Yangon, Yangon division: Nearly 25,000 people have been evacuated to makeshift camps after floods ravaged eastern Myanmar, an official said on Wednesday, as relief teams struggled to reach remote areas inundated by water.

Flood waters have risen dramatically after several days of heavy rain in Karen State forcing thousands to flee to nearly 80 relief camps, Chum Hre, director of the social welfare, relief and resettlement department said.

“Altogether 24,499 flood victims have been evacuated” in Karen State, he said, adding hundreds more had been displaced in Mon and Rakhine states.

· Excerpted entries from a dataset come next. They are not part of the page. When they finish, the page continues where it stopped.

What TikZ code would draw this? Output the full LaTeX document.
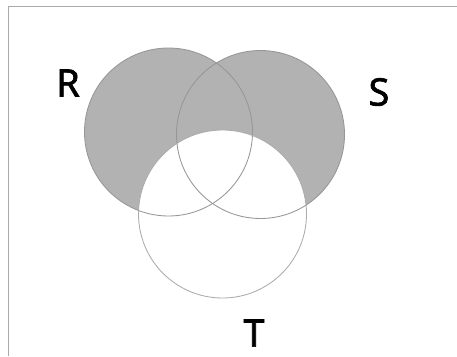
\documentclass[tikz,border=0pt]{standalone}
\usepackage{xcolor,tikz}
\usepackage{fontspec}
\setmainfont{Noto Sans}
\newfontfamily\labelfont[FakeBold=1.6]{Noto Sans}

\definecolor{setgray}{RGB}{178,178,178}
\definecolor{rimgray}{RGB}{150,150,150}
\definecolor{framegray}{RGB}{170,170,170}

\tikzset{
	rim/.style={draw=rimgray, line width=0.6pt},
	setlabel/.style={font=\labelfont\fontsize{27}{30}\selectfont, inner sep=0pt}
}

\begin{document}
\begin{tikzpicture}[x=0.025cm, y=0.025cm]
			\useasboundingbox (0,0) rectangle (457,356);
			\coordinate (cR) at (168.5,224);
			\coordinate (cS) at (260.5,221.5);
			\coordinate (cT) at (222.5,142);
			% frame
			\draw[framegray, line width=0.7pt] (8,0) -- (8,350) -- (457,350);
			% shaded part: R or S, but not T
			\fill[setgray] (cR) circle (84);
			\fill[setgray] (cS) circle (84);
			\fill[white] (cT) circle (84);
			\draw[rim] (cR) circle (84);
			\draw[rim] (cS) circle (84);
			\draw[rim, draw=rimgray!80] (cT) circle (84);
			\node[setlabel] (R) at (68,273) {R};
			\node[setlabel] (S) at (379,264) {S};
			\node[setlabel] (T) at (254,23) {T};
		\end{tikzpicture}
\end{document}
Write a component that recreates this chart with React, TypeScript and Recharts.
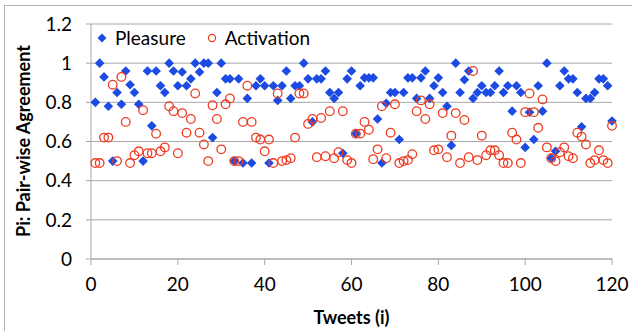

“It is very difficult to reach some of the disaster-hit places because of the bad weather and landslides,” he said, adding that helicopters had been deployed.

Heavy rains also inundated areas across the border in Thailand.

Seven Thai provinces remained flooded on Wednesday, the Interior Ministry said in its daily update.

Three people have died since Monday after they were hit by trees felled by fast-moving water, it added.

In Thailand’s western town of Mae Sot, which borders the flood-hit area of Myanmar, waters have receded in the town centre but remain high in outlying areas, especially near the frontier checkpoint.

“The situation has returned to normal in Mae Sot city,” Pramote Chantasri, of Mae Sot City Municipality said.

“The worst was on Monday after four days of heavy rain in the mountains,” he said, adding the bridge between the two countries remains open.

Parts of Thailand and Myanmar are inundated each year during the monsoon period, which ends in October.

Deadly floods in 2011 left more than 800 dead in Thailand, inundating swathes of the country for months, deluging parts of the capital and taking a heavy toll on the country’s lucrative manufacturing industry.